O ritmo da sua crise sobredetermina a sua estratégia regional; em última instância, isto não é completamente diferente da situação na Ásia onde a dinâmica imperial combina a sofisticação e a variedade de técnicas e estruturas operativas disponíveis com um comportamento absolutamente cruel. Se observarmos o conjunto da periferia atual a partir do longo prazo histórico, vemos um poder imperial desorientado enfrentando uma onda gigantesca e plural de povos submersos desde o Afeganistão à Bolívia, da Colômbia às Filipinas, expressão da crise da modernidade subdesenvolvida. É o começo de um despertar popular muito superior ao do século XX.
Em meio a estas tensões surge um leque de mutações periféricas fundadas na possibilidade de gerar uma desconexão encabeçada pelas nações chamadas emergentes; o que é no fundo uma fantasia que não toma em consideração o fato decisivo de que todas as ‘emergências’ (as da Rússia, China, Brasil, Índia, etc) se apoiam na sua inserção nos mercados dos países ricos. Se esses estados que vêm praticando neokeynesianismos mais ou menos audazes, compensando o esfriamento global, quisessem aprofundar esses impulsos de mercado interno e/ou interperiféricos, se encontrariam, cedo ou tarde, com as barreiras sociais dos seus próprios sistemas económicos, com os seus próprios capitalismos reais e, em especial, com os interesses das suas burguesias financeirizadas, transnacionalizadas e apátridas.
Nos anos 1990, os neoliberais de plantão nos diziam que a globalização constituía ‘um fenômeno irreversível’, que o capitalismo havia adquirido uma dimensão planetária que arrasava com todos os obstáculos nacionais ou locais.

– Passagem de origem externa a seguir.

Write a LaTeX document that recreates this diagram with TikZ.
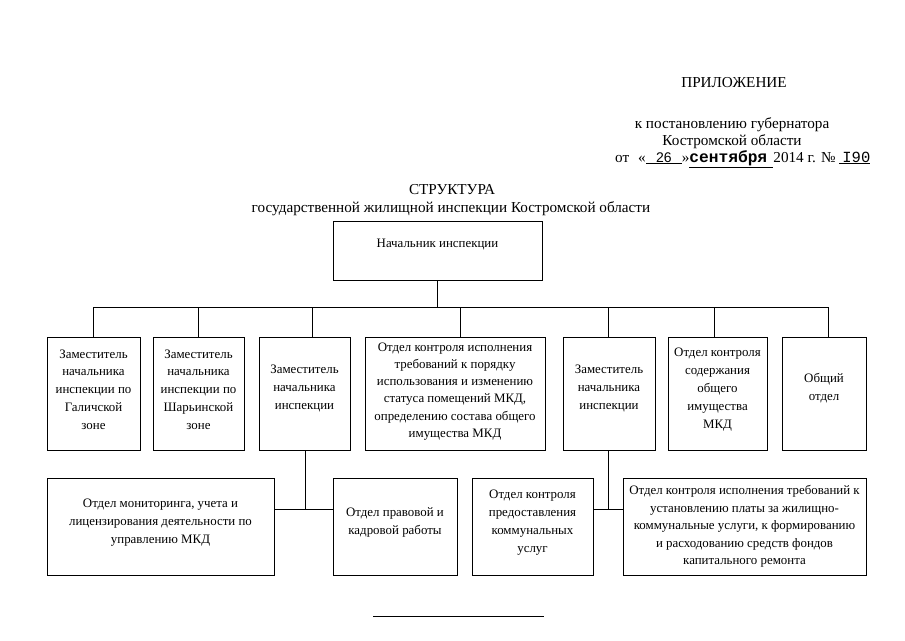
\documentclass[tikz,border=0pt]{standalone}
\usepackage{fontspec}
\setmainfont{Liberation Serif}
\newfontfamily\monof{Liberation Mono}
\newfontfamily\sansf{Liberation Sans}
\newcommand\bodyf{\fontsize{12.9}{17.8}\selectfont}
\newcommand\headf{\fontsize{15.2}{17.5}\selectfont}
\tikzset{
  box/.style={draw, line width=0.9pt, inner sep=0pt},
  txt/.style={align=center, font=\bodyf, inner sep=0pt},
  conn/.style={line width=0.9pt}
}
\begin{document}
\begin{tikzpicture}[x=1pt,y=-1pt]
\useasboundingbox (0,0) rectangle (905,640);
% header
\node[font=\headf] (appx) at (734,83) {ПРИЛОЖЕНИЕ};
\node[txt, font=\headf, align=center] (decree) at (732,133) {к постановлению губернатора\\Костромской области};
\node[font=\headf, anchor=base west, inner sep=0pt] (date) at (615,162)
 {от\hspace{9pt}«\underline{\makebox[36pt]{\sansf\fontsize{14}{16}\selectfont 26}}»\underline{\makebox[84pt][l]{\monof\bfseries\fontsize{16.2}{17}\selectfont сентября}}2014 г. № \underline{\makebox[31pt][r]{\monof\fontsize{15.5}{17}\selectfont I90}}};
% title
\node[font=\headf] (title) at (452,190) {СТРУКТУРА};
\node[font=\headf] (subtitle) at (451,209) {государственной жилищной инспекции Костромской области};
% head
\node[box, minimum width=209pt, minimum height=59pt] (head) at (437.5,250.5) {};
\node[txt] at ([yshift=6pt]head.center) {Начальник инспекции};
% top row
\node[box, minimum width=93pt, minimum height=113pt] (b1) at (93.5,393.5) {};
\node[box, minimum width=91pt, minimum height=113pt] (b2) at (198.5,393.5) {};
\node[box, minimum width=91pt, minimum height=113pt] (b3) at (304.5,393.5) {};
\node[box, minimum width=180pt, minimum height=113pt] (b4) at (455,393.5) {};
\node[box, minimum width=92pt, minimum height=113pt] (b5) at (609,393.5) {};
\node[box, minimum width=99pt, minimum height=113pt] (b6) at (717.5,393.5) {};
\node[box, minimum width=84pt, minimum height=113pt] (b7) at (824,393.5) {};
\node[txt] at ([yshift=4pt]b1.center) {Заместитель\\начальника\\инспекции по\\Галичской\\зоне};
\node[txt] at ([yshift=4pt]b2.center) {Заместитель\\начальника\\инспекции по\\Шарьинской\\зоне};
\node[txt] at ([yshift=5pt]b3.center) {Заместитель\\начальника\\инспекции};
\node[txt, font=\fontsize{12.9}{17.2}\selectfont] at ([yshift=2pt]b4.center) {Отдел контроля исполнения\\требований к порядку\\использования и изменению\\статуса помещений МКД,\\определению состава общего\\имущества МКД};
\node[txt] at ([yshift=5pt]b5.center) {Заместитель\\начальника\\инспекции};
\node[txt] at ([yshift=4pt]b6.center) {Отдел контроля\\содержания\\общего\\имущества\\МКД};
\node[txt] at ([yshift=5pt]b7.center) {Общий\\отдел};
% bottom row
\node[box, minimum width=227pt, minimum height=97pt] (ba) at (160.5,526.5) {};
\node[box, minimum width=124pt, minimum height=97pt] (bb) at (395,526.5) {};
\node[box, minimum width=121pt, minimum height=97pt] (bc) at (532.5,526.5) {};
\node[box, minimum width=243pt, minimum height=97pt] (bd) at (744.5,526.5) {};
\node[txt] at ([yshift=4pt]ba.center) {Отдел мониторинга, учета и\\лицензирования деятельности по\\управлению МКД};
\node[txt] at ([yshift=4pt]bb.center) {Отдел правовой и\\кадровой работы};
\node[txt] at ([yshift=4pt]bc.center) {Отдел контроля\\предоставления\\коммунальных\\услуг};
\node[txt, font=\fontsize{12.9}{17.5}\selectfont] at (bd.center) {Отдел контроля исполнения требований к\\установлению платы за жилищно-\\коммунальные услуги, к формированию\\и расходованию средств фондов\\капитального ремонта};
% bus
\coordinate (busL) at (93,307);
\coordinate (busR) at (828,307);
\coordinate (t1) at (93,307);
\coordinate (t2) at (198,307);
\coordinate (t3) at (312,307);
\coordinate (t4) at (460,307);
\coordinate (t5) at (608,307);
\coordinate (t6) at (714,307);
\coordinate (t7) at (828,307);
\draw[conn] (head.south) -- (head.south |- busL);
\draw[conn] (busL) -- (busR);
\foreach \i in {1,...,7} { \draw[conn] (t\i) -- (t\i |- b\i.north); }
% lower connectors
\coordinate (j1) at (305,509);
\coordinate (j2) at (608,509);
\draw[conn] (j1 |- b3.south) -- (j1);
\draw[conn] (j1 -| ba.east) -- (j1 -| bb.west);
\draw[conn] (j2 |- b5.south) -- (j2);
\draw[conn] (j2 -| bc.east) -- (j2 -| bd.west);
% separator
\coordinate (sepL) at (373,616);
\coordinate (sepR) at (544,616);
\draw[line width=0.8pt] (sepL) -- (sepR);
\end{tikzpicture}
\end{document}
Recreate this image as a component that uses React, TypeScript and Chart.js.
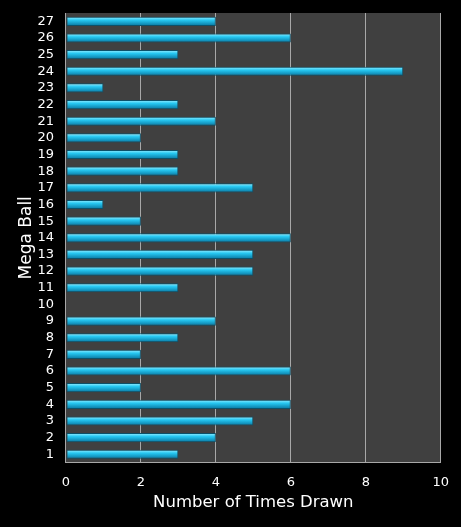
import { useEffect, useRef } from 'react';
import Chart from 'chart.js/auto';

const megaBalls = ['1', '2', '3', '4', '5', '6', '7', '8', '9', '10', '11', '12', '13', '14',
  '15', '16', '17', '18', '19', '20', '21', '22', '23', '24', '25', '26', '27'];
const timesDrawn = [3, 4, 5, 6, 2, 6, 2, 3, 4, 0, 3, 5, 5, 6, 2, 1, 5, 3, 3, 2, 4, 3, 1, 9, 3, 6, 4];

const FONT = '"DejaVu Sans", Verdana, sans-serif';

// dark plot area behind the bars
const plotBackground = {
  id: 'plotBackground',
  beforeDraw(chart: Chart) {
    const { ctx, chartArea } = chart;
    ctx.save();
    ctx.fillStyle = '#404040';
    ctx.fillRect(chartArea.left, chartArea.top, chartArea.right - chartArea.left, chartArea.bottom - chartArea.top);
    ctx.restore();
  },
};

export default function App() {
  const canvasRef = useRef<HTMLCanvasElement>(null);
  const chartRef = useRef<Chart | null>(null);

  useEffect(() => {
    document.body.style.margin = '0';
    document.body.style.background = '#000';
    if (!canvasRef.current) return;
    if (chartRef.current) chartRef.current.destroy();

    chartRef.current = new Chart(canvasRef.current, {
      type: 'bar',
      data: {
        labels: megaBalls,
        datasets: [{
          data: timesDrawn,
          backgroundColor: (context: any) => {
            const chart = context.chart;
            const yScale = chart.scales?.y;
            if (!yScale || context.dataIndex === undefined) return '#1ec4ee';
            const y = yScale.getPixelForValue(context.dataIndex);
            if (!Number.isFinite(y)) return '#1ec4ee';
            const g = chart.ctx.createLinearGradient(0, y - 4, 0, y + 4);
            g.addColorStop(0, '#8aeaff');
            g.addColorStop(0.35, '#27c8f2');
            g.addColorStop(1, '#0a7ea8');
            return g;
          },
          borderColor: '#0d5068',
          borderWidth: 1,
          borderSkipped: false,
          barPercentage: 0.55,
          categoryPercentage: 1,
        }],
      },
      plugins: [plotBackground],
      options: {
        indexAxis: 'y',
        animation: false,
        responsive: true,
        maintainAspectRatio: false,
        layout: { padding: { top: 13, right: 18, bottom: 14, left: 16 } },
        plugins: {
          legend: { display: false },
          tooltip: { enabled: false },
        },
        scales: {
          x: {
            min: 0,
            max: 10,
            ticks: { stepSize: 2, color: '#fff', font: { family: FONT, size: 13 }, padding: 12 },
            grid: { color: '#a8a8a8', drawTicks: false },
            border: { color: '#a8a8a8' },
            title: {
              display: true,
              text: 'Number of Times Drawn',
              color: '#fff',
              font: { family: FONT, size: 16.5 },
              padding: { top: -9, bottom: 0 },
            },
          },
          y: {
            reverse: true,
            // keep the tick padding from pushing the plot top down
            afterFit: (scale: any) => {
              scale.paddingTop = 0;
              scale.paddingBottom = 0;
            },
            ticks: { color: '#fff', font: { family: FONT, size: 13 }, autoSkip: false, padding: 12 },
            grid: { display: false, drawTicks: false },
            border: { color: '#a8a8a8' },
            title: {
              display: true,
              text: 'Mega Ball',
              color: '#fff',
              font: { family: FONT, size: 17 },
              padding: { top: 0, bottom: -11 },
            },
          },
        },
      },
    });

    return () => {
      if (chartRef.current) {
        chartRef.current.destroy();
        chartRef.current = null;
      }
    };
  }, []);

  return (
    <div style={{ width: 461, height: 527, position: 'relative', background: '#000' }}>
      <canvas ref={canvasRef} />
    </div>
  );
}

Não se davam conta de que essa irreversibilidade, transformada pouco depois em decadência global do sistema, abria as portas a um sujeito inesperado: a insurreição global do século XXI; o tempo (a marcha da crise) joga a seu favor. O império e seus aliados diretos e indiretos quiseram fazê-la abortar, começando por tentar apagar a sua dimensão universal, tratando midiáticamente de transformá-la (fragmentá-la) numa coleção de resíduos locais sem futuro.
Mas essas resistências residuais possuem uma vitalidade surpreendente, se reproduzem, sobrevivendo a todas as tentativas de extermínio e quando focalizamos o percurso futuro do declínio civilizacional em curso, a profunda degradação do mundo neoconservador, o seu avançar para a barbárie antecipando crimes ainda maiores, então a globalização da insurreição popular aparece como o caminho mais óbvio para a emancipação das maiorias submersas o que implica em sua única possibilidade de sobrevivência digna.